Après, il y a bien des années maintenant, le Blood Simple des frères Coen (Sang
pour sang, leur coup d’essai en 1984), voilà que nous arrive aujourd’hui
d’outre-tombe un nouveau et admirable apocryphe du grand Jim. Il doit s’en
réjouir fort là où il se trouve.
[1]
Il est intéressant et curieux de noter au passage que, quarante ans plus tard,
c’est encore à ces deux films que fait référence la bande-annonce de Killer Joe.
[2]
Terme d’assurance qui veut qu’en cas de mort accidentelle la prime soit doublée
(double indemnity).

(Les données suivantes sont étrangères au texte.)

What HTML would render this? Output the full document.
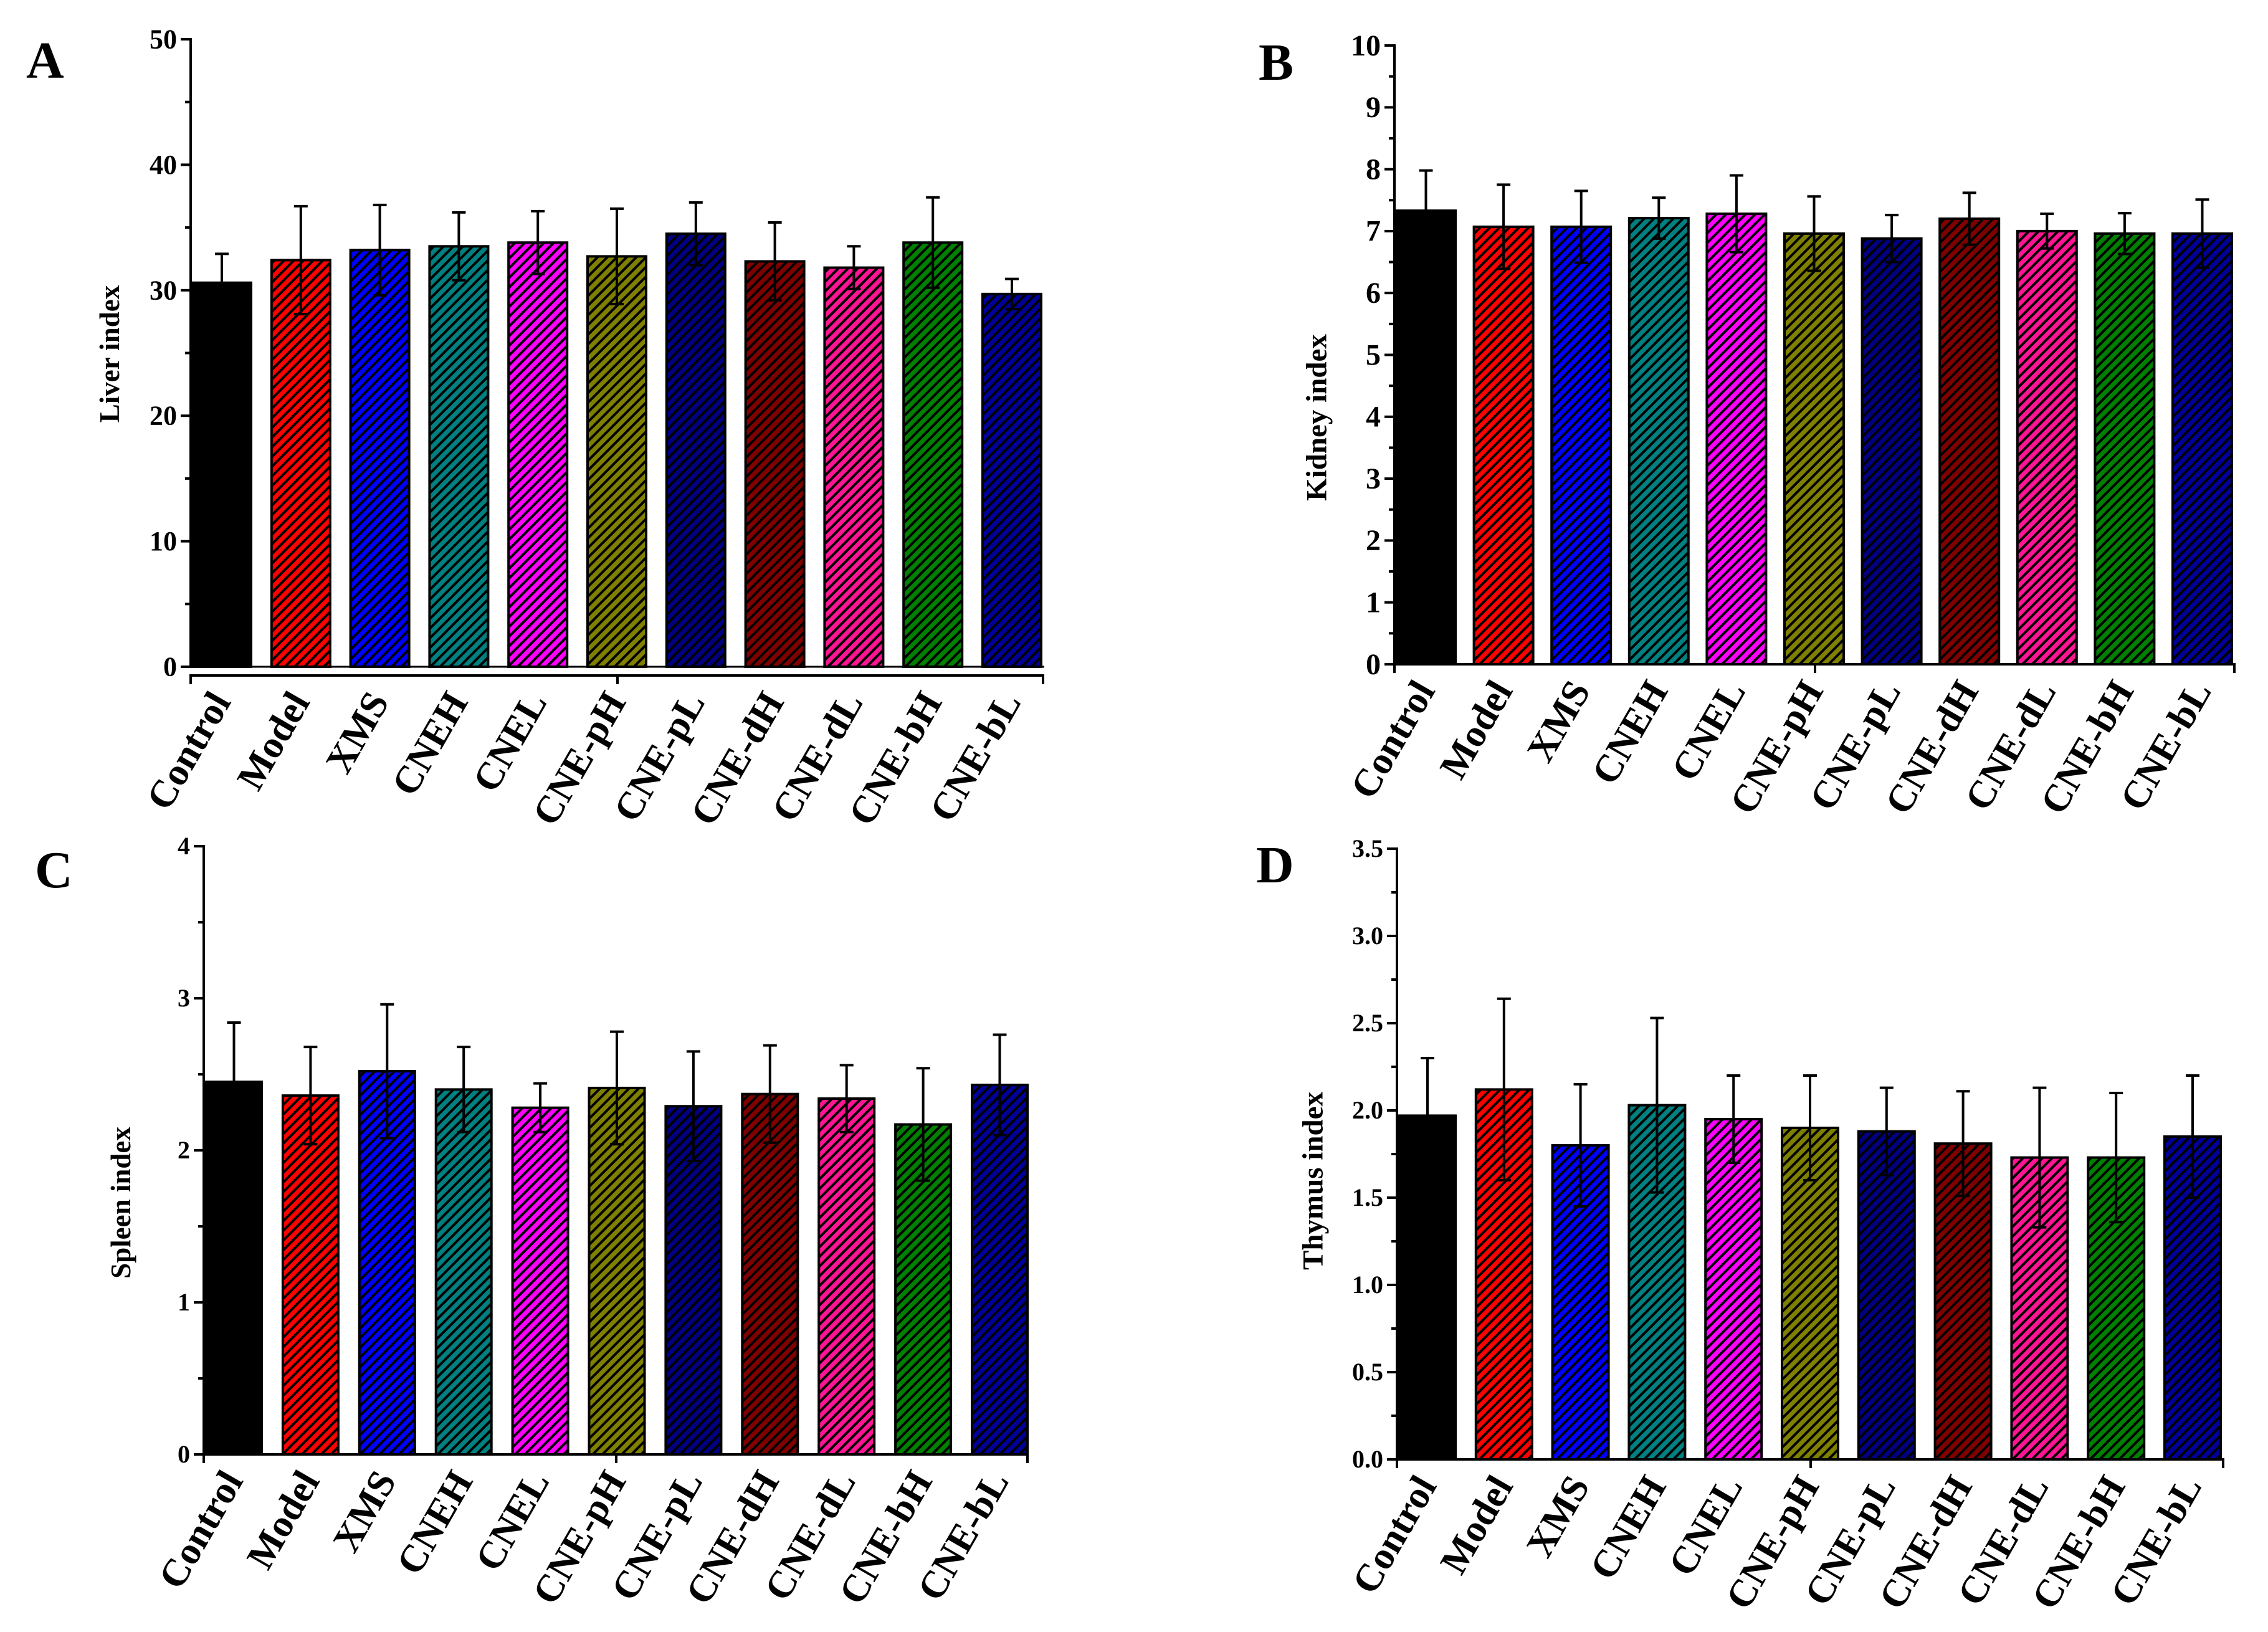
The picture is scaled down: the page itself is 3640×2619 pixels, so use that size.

C’est l’argument
d’une célèbre nouvelle (ou court roman) de James Cain (Double Indemnity/Assurance sur la mort en traduction française)
somptueusement adaptée au cinéma par Billy Wilder sous le même titre en 1944.
[3]
Adaptés excellemment au cinéma, le
premier par Bertrand Tavernier (Coup de
torchon, 1981), le second par
Michael Winterbottom (The Killer Inside
Me, 2010) et le troisième par Alain Corneau (Série Noire, 1979). Jim Thompson a été « découvert » en
France (et sur le tard) avant de l’être aux Etats-Unis où sa vision du monde ne
plaît guère.
[4]
Les œuvres de Jim Thompson sont disponibles aux éditions Gallimard et Rivages.
La révélation de Matthew McConaughey semble effectivement assez évidente dans ce film. Un acteur sur lequel compter dans les années à venir?